Chiral Heisenberg Gross-Neveu-Yukawa criticality: Honeycomb vs. SLAC fermions
Thomas C. Lang, Andreas M. Läuchli
TL;DR
The work addresses the critical properties of the chiral Heisenberg Gross-Neveu-Yukawa transition for N=8 Dirac components in 2+1D, using large-scale quantum Monte Carlo with SLAC fermions and comparing to honeycomb lattices. By implementing an N-pole SLAC Dirac cone and applying projector auxiliary-field QMC, the authors show reduced finite-size effects and extract critical exponents $\nu=1.02(3)$, $\eta_\phi=0.73(1)$, and $\eta_\psi=0.09(1)$ that agree between lattice types at large $L$, consistent with the GNY universality class.
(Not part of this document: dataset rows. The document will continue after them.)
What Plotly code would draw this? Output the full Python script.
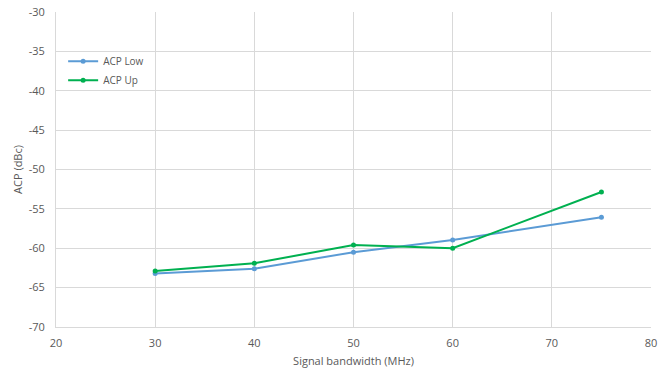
import plotly.graph_objects as go

bandwidth = [30, 40, 50, 60, 75]
acp_low = [-63.2, -62.6, -60.5, -58.95, -56.05]
acp_up = [-62.9, -61.9, -59.6, -60.0, -52.85]
y_ticks = [-70, -65, -60, -55, -50, -45, -40, -35, -30]
y_tick_labels = ["-70", "-65", "-60", "-55", "-50", "-45", "-40", "-35", "-30"]

fig = go.Figure()
fig.add_trace(go.Scatter(x=bandwidth, y=acp_low, mode="lines+markers", name="ACP Low",
                         line=dict(color="#5B9BD5", width=2), marker=dict(size=5, color="#5B9BD5")))
fig.add_trace(go.Scatter(x=bandwidth, y=acp_up, mode="lines+markers", name="ACP Up",
                         line=dict(color="#00B050", width=2), marker=dict(size=5, color="#00B050")))

font_color = "#595959"
fig.update_layout(
    width=661, height=377,
    margin=dict(l=56, r=10, t=12, b=50, autoexpand=False),
    paper_bgcolor="white", plot_bgcolor="white",
    font=dict(family="Open Sans, Liberation Sans, sans-serif", size=10, color=font_color),
    showlegend=True,
    legend=dict(x=0.012, y=0.89, xanchor="left", yanchor="top", bgcolor="rgba(0,0,0,0)",
                font=dict(size=10, color=font_color), itemwidth=30, tracegroupgap=0),
    xaxis=dict(range=[20, 80], dtick=10, tick0=20, showgrid=True, gridcolor="#D9D9D9",
               zeroline=False, showline=True, linecolor="#D9D9D9", mirror=False,
               ticks="", automargin=False, ticklabelstandoff=6,
               tickfont=dict(size=11, color=font_color),
               title=dict(text="Signal bandwidth (MHz)", standoff=8,
                          font=dict(size=11, color=font_color))),
    yaxis=dict(range=[-70, -30], tickvals=y_ticks, ticktext=y_tick_labels, showgrid=True,
               gridcolor="#D9D9D9", zeroline=False, showline=True, linecolor="#D9D9D9",
               ticks="", automargin=False, ticklabelstandoff=8,
               tickfont=dict(size=11, color=font_color),
               title=dict(text="ACP (dBc)", standoff=3, font=dict(size=11, color=font_color))),
)
fig.write_html("out.html", config={"displayModeBar": False},
               post_script="document.body.style.margin='0';")
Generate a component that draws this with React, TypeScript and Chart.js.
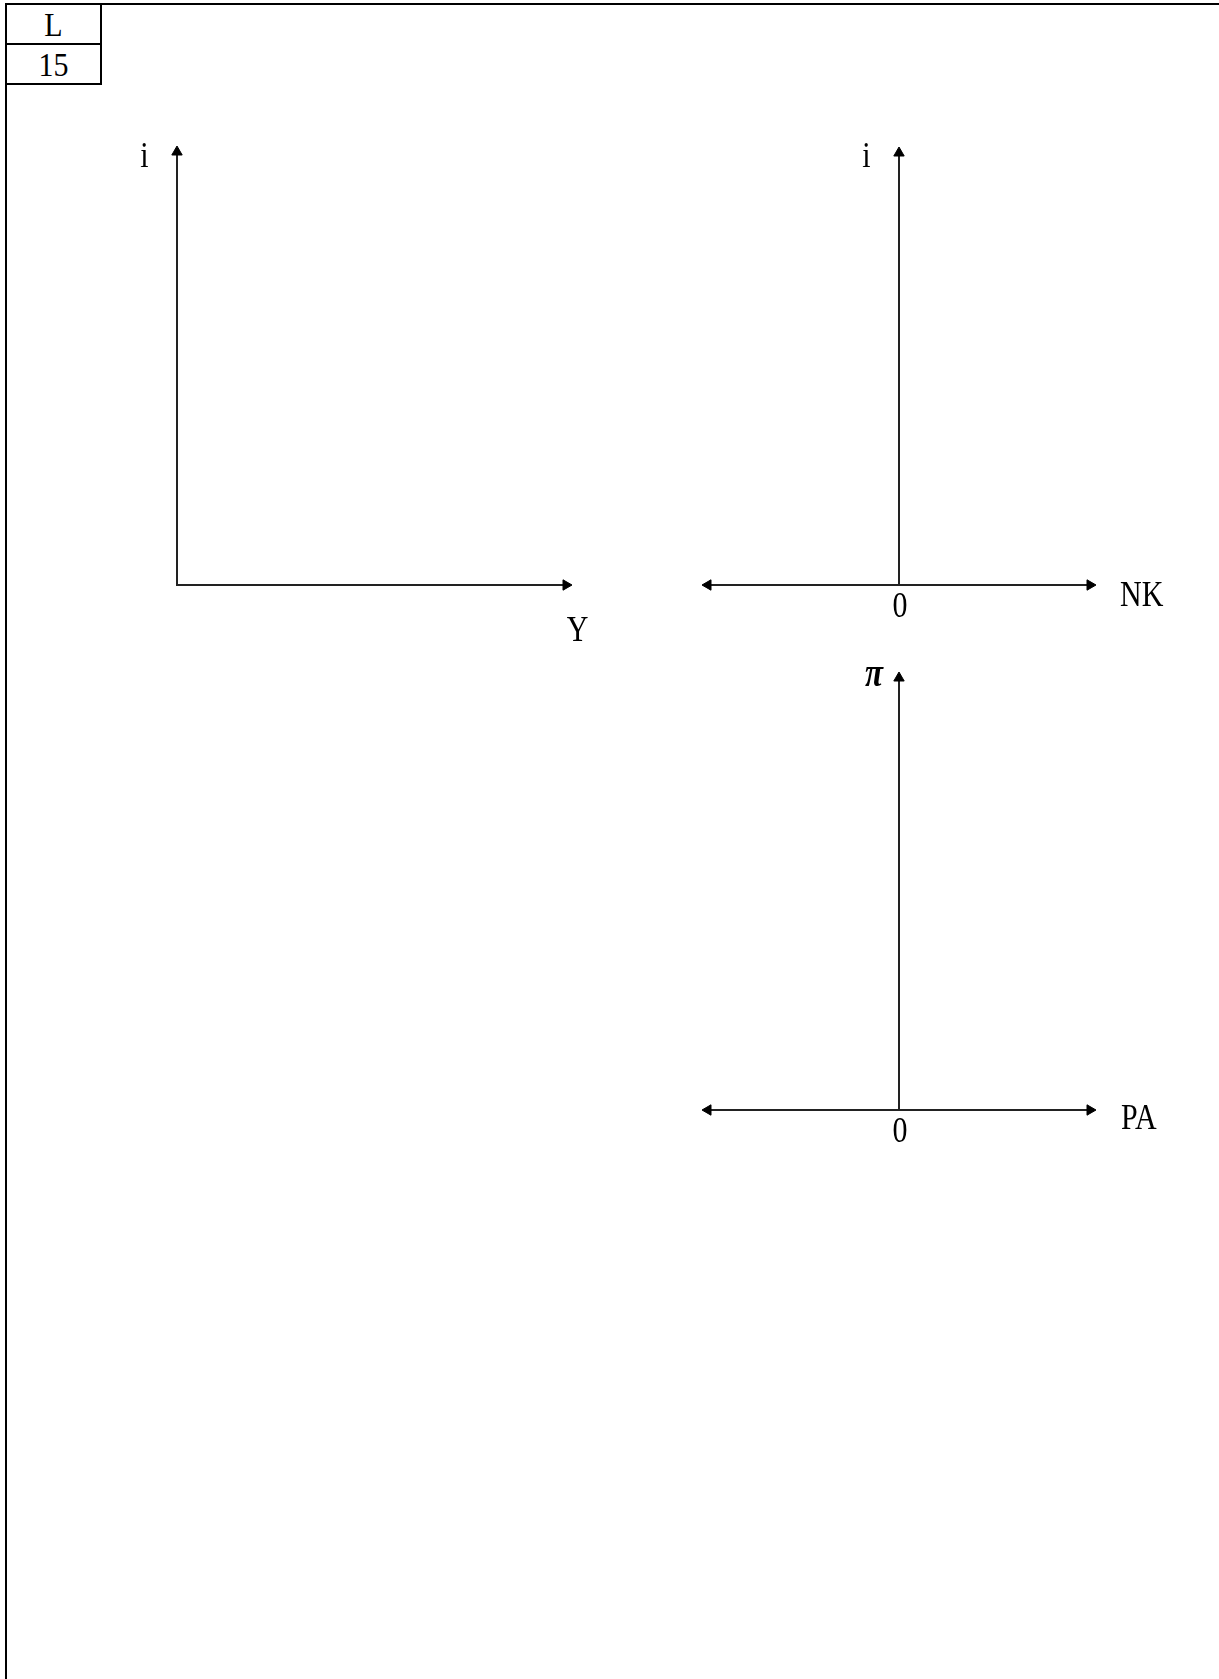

They analyze weak- and strong-coupling limits, showing a Dirac semimetal to AFM transition at $U_c\approx 6$ with gapless Goldstone modes in the AFM phase and isotropic critical spin dynamics near $U_c$, while confirming non-perturbative renormalizability through finite-size scaling. The study demonstrates that SLAC fermions, despite their nonlocal hopping, yield reliable critical behavior with improved finite-size scaling and may be extended to other Dirac systems and interactions. Overall, the results reinforce the universality of the chiral Heisenberg GNY fixed point and highlight the practical advantages of the SLAC formulation for QMC studies of Dirac-criticality.
Abstract
We perform large scale quantum Monte Carlo simulations of the Hubbard model at half filling with a single Dirac cone close to the critical point, which separates a Dirac semi-metal from an antiferromagnetically ordered phase where SU(2) spin rotational symmetry is spontaneously broken. We discuss the implementation of a single Dirac cone in the SLAC formulation for eight Dirac components and the influence of dynamically induced long-range super-exchange interactions. The finite size behavior of dimensionless ratios and the finite size scaling properties of the Hubbard model with a single Dirac cone are shown to be superior compared to the honeycomb lattice. We extract the critical exponent believed to belong to the chiral Heisenberg Gross-Neveu-Yukawa universality class: The critical exponent ${ν= 1.02(3)}$ coincides for the two lattice types once honeycomb lattices of linear dimension ${L\ge 15}$ are considered. In contrast to the SLAC formulation, where the anomalous dimensions are estimated to be ${η_φ=0.73(1)}$ and ${η_ψ=0.09(1)}$, they remain less stable on honeycomb lattices, but tend towards the estimates from the SLAC formulation.